Response: Complexities of Network Automation
David Gee couldn’t resist making a few choice comments after I asked for his opinion of an early draft of the Network Automation Expert Beginners blog post, and allowed me to share them with you. Enjoy 😉
Network automation offers promises of reliability and efficiency, but it came without a warning label and health warnings. We seem to be perpetually stuck in a window display with sexily dressed mannequins.
Instead of simple demonstrations with warnings like “don’t do this in production”, the art of network automation is to regulate the state between a topological desirable state and the current topological state. To word it differently, this means we have to manage how things are currently related with what data, present how we want it to look, then close the gaps through testable transactions made to the infrastructure.
Imagine if some of that data is incorrect, or our understanding of a dependency trees is inaccurate. Configuration might get delivered, but it could be entirely meaningless, or even worse, it might be meaningful in a destructive way because we didn’t consider anything else beyond a data set we thought was ok.
Automation is a manifested software process and like all software problems, we must start with a process and a variable set. Network automation is nothing more than an algorithm with a set of inputs and outputs. Unfortunately for network automation, it has graph effects and any algorithm coded into existence can have deep ramifications, like affecting how routes appear several hops away.
I’ve always aired away from network engineers reading a Python book and being let loose. It’s not being a snob or gate keeper, but having real world experience of what can go wrong when a newcomer is let loose on production infrastructure. Automation needs to be treated with the seriousness it deserves and end-to-end effects must always be considered. In great systems, complexity and self-fulfilling graph conditions are hidden by simple user experiences. Because one configures OSPF on a device and routes magically appear (in area 0 of course), it does not mean one knows OSPF any more than turning it on. Automation is shaping up the same way in my eyes; just because one can run an Ansible playbook against a local device, it doesn’t mean anything beyond stuffing templated configuration onto a device. That times a thousand is pure chaos.

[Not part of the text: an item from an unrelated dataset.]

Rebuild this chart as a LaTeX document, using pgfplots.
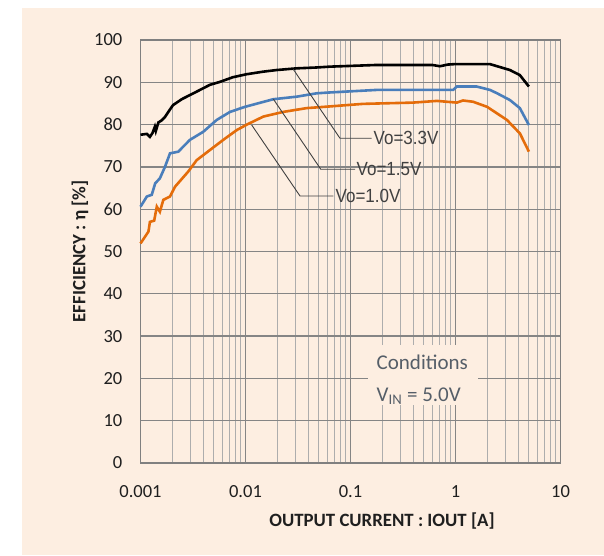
\documentclass[border=0pt]{standalone}
\usepackage{fontspec}
\setmainfont{Carlito}
\newfontfamily\arialfont{Liberation Sans}
\usepackage{pgfplots}
\pgfplotsset{compat=1.18}
\definecolor{bgbeige}{RGB}{253,238,225}
\definecolor{cblue}{RGB}{74,126,187}
\definecolor{corange}{RGB}{228,108,10}
\definecolor{txtgray}{RGB}{64,64,64}
\definecolor{condgray}{RGB}{85,94,104}
\begin{document}
\begin{tikzpicture}
\path[use as bounding box] (-140.5pt,-92pt) rectangle (463.5pt,463pt);
\fill[bgbeige] (-118.5pt,-92pt) rectangle (463.5pt,455pt);
\begin{axis}[
  at={(0pt,0pt)}, anchor=south west,
  scale only axis, width=420pt, height=423pt,
  xmode=log, xmin=0.001, xmax=10, ymin=0, ymax=100,
  xtick={0.001,0.01,0.1,1,10},
  xticklabels={0.001,0.01,0.1,1,10},
  ytick={0,10,...,100},
  xmajorgrids=true, xminorgrids=true, ymajorgrids=true,
  major tick length=0pt, minor tick length=0pt,
  major grid style={draw=black!48, line width=1.3pt},
  minor grid style={draw=black!32, line width=1.1pt},
  axis line style={draw=black!50, line width=1.5pt},
  /pgf/number format/assume math mode=true,
  tick label style={font=\fontsize{18.5}{20}\selectfont, text=black!88},
  yticklabel style={anchor=east, inner sep=0pt, xshift=-18pt},
  xticklabel style={anchor=north, inner sep=0pt, yshift=-22pt},
  xlabel={OUTPUT CURRENT : IOUT [A]},
  ylabel={EFFICIENCY : η [\%]},
  label style={font=\bfseries\fontsize{18.8}{20}\selectfont, text=black!88},
  xlabel style={at={(axis description cs:0.575,-0.137)}, anchor=center},
  ylabel style={at={(axis description cs:-0.144,0.5)}, anchor=center},
  clip=false,
]
\addplot[black, line width=2.6pt] coordinates {
(0.001,77.6)(0.00115,77.8)(0.00123,77.1)(0.0013,78.0)(0.00137,79.5)(0.0014,78.5)
(0.00148,80.5)(0.00159,81.0)(0.00171,81.8)(0.0019,83.5)(0.00204,84.6)(0.00247,86.0)
(0.00343,87.8)(0.00458,89.4)(0.00571,90.1)(0.00758,91.2)(0.0102,91.9)(0.0146,92.5)
(0.0198,92.9)(0.0307,93.3)(0.0474,93.5)(0.0636,93.7)(0.178,94.1)(0.6,94.1)
(0.71,93.8)(0.85,94.2)(0.99,94.3)(2.13,94.3)(3.3,92.9)(4.1,91.7)(5.0,89.0)};
\addplot[cblue, line width=2.6pt] coordinates {
(0.001,60.6)(0.00115,63.0)(0.00128,63.4)(0.00138,66.1)(0.00153,67.3)(0.00171,70.0)
(0.00191,73.2)(0.00229,73.6)(0.00296,76.4)(0.00396,78.3)(0.00532,81.1)(0.00712,83.0)
(0.00989,84.2)(0.0184,86.0)(0.0307,86.6)(0.0476,87.4)(0.0638,87.6)(0.178,88.2)
(0.95,88.2)(1.03,89.0)(1.59,89.0)(2.13,88.2)(2.49,87.4)(3.3,85.8)(4.1,83.9)(5.0,79.9)};
\addplot[corange, line width=2.6pt] coordinates {
(0.001,51.9)(0.00119,54.7)(0.00123,57.0)(0.00135,57.3)(0.00143,60.6)(0.00153,59.4)
(0.00165,62.2)(0.00191,63.0)(0.00213,65.3)(0.00285,68.9)(0.00343,71.6)(0.00459,74.0)
(0.00615,76.4)(0.00825,78.7)(0.0103,80.0)(0.0148,81.9)(0.0229,83.0)(0.0383,83.9)
(0.0638,84.3)(0.1315,84.9)(0.394,85.2)(0.666,85.6)(1.03,85.2)(1.18,85.7)(1.47,85.4)
(2.0,84.2)(3.09,81.1)(4.11,77.9)(5.0,73.6)};
\end{axis}
% leader lines and labels
\draw[txtgray, line width=0.9pt] (152.8pt,393.7pt) -- (199.5pt,324.7pt) -- (231.2pt,324.7pt);
\draw[txtgray, line width=0.9pt] (132.8pt,364pt) -- (180.3pt,293.7pt) -- (214.5pt,293.7pt);
\draw[txtgray, line width=0.9pt] (111.2pt,338pt) -- (159.5pt,267pt) -- (192.8pt,267pt);
\node[anchor=west, inner sep=0pt, text=txtgray, yscale=1.12, transform shape, font=\arialfont\fontsize{17}{18}\selectfont] at (233pt,324.7pt) {Vo=3.3V};
\node[anchor=west, inner sep=0pt, text=txtgray, yscale=1.12, transform shape, font=\arialfont\fontsize{17}{18}\selectfont] at (216pt,293.7pt) {Vo=1.5V};
\node[anchor=west, inner sep=0pt, text=txtgray, yscale=1.12, transform shape, font=\arialfont\fontsize{17}{18}\selectfont] at (195pt,267pt) {Vo=1.0V};
% conditions box
\fill[bgbeige] (227.5pt,58pt) rectangle (337.5pt,118pt);
\node[anchor=base west, inner sep=0pt, text=condgray, font=\fontsize{21}{24}\selectfont] at (236pt,94pt) {Conditions};
\node[anchor=base west, inner sep=0pt, text=condgray, font=\fontsize{21}{24}\selectfont] at (236pt,61.3pt) {V\textsubscript{IN} = 5.0V};
\end{tikzpicture}
\end{document}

Great automation projects follow software development patterns, because it’s software. I’m not talking about GitOps here either. Software engineers, especially back-end ones, understand the world of dependencies deeply and intimately. When manipulating a system with explicit dependencies, one must be able to model the inputs and reserve the input variables, generate a desired state that can be reached via a set of mutations on a state-machine, execute it and then test for desired outcomes. Data sets like input variables can then be assigned properly after reservation and reports can be generated. Good systems deal with deletions as well as creations so when a service is shut down, as easily as state was added, it can be removed. Lastly, in multi-vendor environments, services that are to be automated present additional requirements in so much as multi-output schemas, where an operator can generate configuration for Junos just as easily as EOS.
Complexity and complications are everywhere you look in network automation and simply declaring it job done or a failure sits very wrong with me. The real question in more recent times for me is who needs the simple UX and who owns the complexity? Is it time for network engineers to have a nice UX now and stop dreaming about more nerd knobs? Software engineering and network engineering are two different things. And to throw my two cents in, scripting is not software engineering!